A New Frontier Party lawmaker fretted that Park’s talk about national views may prompt some to ask how she felt about the 1961 coup that put her father in power.
“The remarks about ‘national views’ were not appropriately worded,” the lawmaker said.
In a June 3 commentary, DUP spokesman Park Yong-jin called on Park to “tell us exactly what in the world she was thinking when she said during the 2007 presidential primaries that the coup was a ‘revolution to rescue the nation.’”
A political science scholar who spoke on condition of anonymity said, “She does in some ways recall the past era. Even if the ‘national views’ remark wasn’t entirely wrong, it’s not desirable for her because it gives a sense of her limitations.”
Other academics and politicians said Park’s remarks were ill-suited to a democracy. Seoul National University professor Kang Won-taek said, “While I do think there are some problems with the way some UPP members see North Korea, that’s a matter of freedom of thought, and it‘s inappropriate to suggest their seats should be taken away over it.”

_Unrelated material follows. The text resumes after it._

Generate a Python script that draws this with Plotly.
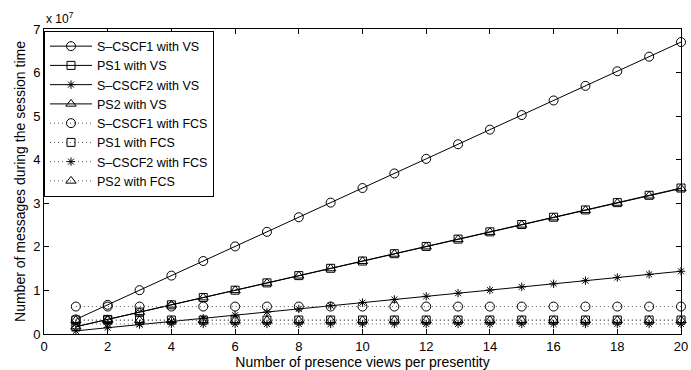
import plotly.graph_objects as go

# Number of presence views per presentity
views = list(range(1, 21))

# Messages during the session time, in units of 10^7
s_cscf1_vs = [0.335, 0.67, 1.005, 1.34, 1.675, 2.01, 2.345, 2.68, 3.015, 3.35,
              3.685, 4.02, 4.355, 4.69, 5.025, 5.36, 5.695, 6.03, 6.365, 6.70]
ps1_vs = [0.168, 0.335, 0.503, 0.67, 0.838, 1.005, 1.173, 1.34, 1.508, 1.675,
          1.843, 2.01, 2.178, 2.345, 2.513, 2.68, 2.848, 3.015, 3.183, 3.35]
s_cscf2_vs = [0.072, 0.144, 0.216, 0.288, 0.36, 0.432, 0.504, 0.576, 0.648, 0.72,
              0.792, 0.864, 0.936, 1.008, 1.08, 1.152, 1.224, 1.296, 1.368, 1.44]
ps2_vs = [0.167, 0.334, 0.501, 0.668, 0.835, 1.002, 1.169, 1.336, 1.503, 1.67,
          1.837, 2.004, 2.171, 2.338, 2.505, 2.672, 2.839, 3.006, 3.173, 3.34]
s_cscf1_fcs = [0.63] * 20
ps1_fcs = [0.32] * 20
s_cscf2_fcs = [0.23] * 20
ps2_fcs = [0.315] * 20

y_ticks = [0, 1, 2, 3, 4, 5, 6, 7]
x_ticks = [0, 2, 4, 6, 8, 10, 12, 14, 16, 18, 20]

series = [
    ("S–CSCF1 with VS", s_cscf1_vs, "circle-open", "solid", 9),
    ("PS1 with VS", ps1_vs, "square-open", "solid", 8),
    ("S–CSCF2 with VS", s_cscf2_vs, "asterisk-open", "solid", 7),
    ("PS2 with VS", ps2_vs, "triangle-up-open", "solid", 9),
    ("S–CSCF1 with FCS", s_cscf1_fcs, "circle-open", "1px,3px", 9),
    ("PS1 with FCS", ps1_fcs, "square-open", "1px,3px", 8),
    ("S–CSCF2 with FCS", s_cscf2_fcs, "asterisk-open", "1px,3px", 7),
    ("PS2 with FCS", ps2_fcs, "triangle-up-open", "1px,3px", 9),
]

fig = go.Figure()
for name, vals, symbol, dash, size in series:
    fig.add_trace(go.Scatter(
        x=views, y=vals, name=name, mode="lines+markers",
        line=dict(color="#000000" if dash == "solid" else "#555555", width=1, dash=dash),
        marker=dict(symbol=symbol, size=size, color="#000000",
                    line=dict(color="#000000", width=1)),
        cliponaxis=False,
    ))

font_family = "Liberation Sans, Arial, Helvetica, sans-serif"

axis_common = dict(
    showline=True, linecolor="#000000", linewidth=1, mirror="ticks",
    ticks="inside", ticklen=5, tickcolor="#000000", tickwidth=1,
    showgrid=False, zeroline=False, automargin=False,
    tickfont=dict(family=font_family, size=13, color="#000000"),
)

fig.update_layout(
    width=691, height=370,
    margin=dict(l=44, r=10, t=29, b=36),
    paper_bgcolor="#ffffff", plot_bgcolor="#ffffff",
    font=dict(family=font_family, size=13, color="#000000"),
    xaxis=dict(range=[0, 20], tickvals=x_ticks, ticktext=[str(v) for v in x_ticks],
               title=dict(text="Number of presence views per presentity",
                          font=dict(size=14), standoff=2),
               **axis_common),
    yaxis=dict(range=[0, 7], tickvals=y_ticks, ticktext=[str(v) for v in y_ticks],
               title=dict(text="Number of messages during the session time",
                          font=dict(size=14), standoff=4),
               **axis_common),
    legend=dict(x=0, y=0.995, xanchor="left", yanchor="top",
                bgcolor="#ffffff", bordercolor="#000000", borderwidth=1,
                font=dict(family=font_family, size=12.5, color="#000000"),
                itemwidth=42, tracegroupgap=0),
    showlegend=True,
)

fig.add_annotation(
    xref="paper", yref="paper", x=0, y=1, xanchor="left", yanchor="bottom",
    text="x 10<sup>7</sup>", showarrow=False, yshift=1,
    font=dict(family=font_family, size=12, color="#000000"),
)

fig.write_html("out.html")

Kang stressed that the real issue with the UPP lawmakers should be the question of legality and fairness in their selection as proportional representatives.
“This is a choice for voters and the public to make through democratic debate, not a matter for forcibly evicting lawmakers from the National Assembly,” Kang said.
Current affairs critics Yu Chang-seon said it smacked of McCarthyism to suggest expelling Lee Seok-ki when his recent remarks and actions have had nothing to do with public security concerns.
Kyung Hee Cyber University professor Ahn Byung-jin expressed deep concern about the effects such an expulsion could have on the values of a democratic republic like South Korea.
“Certainly, they should go through expulsion procedures if there are signs of serious and substantive damage to the values of South Korea as a democratic republic as a result of UPP lawmakers entering the National Assembly,” Ahn said.
“But it is extremely dangerous to suggest not allowing them in and expelling them because their ‘national views are suspect.’”
A former National Assembly member said, “It’s not as though they went out and said, ‘Our allegiance is to North Korea, and we intend to act accordingly.’ It’s going overboard to talk about expelling them because of their views.”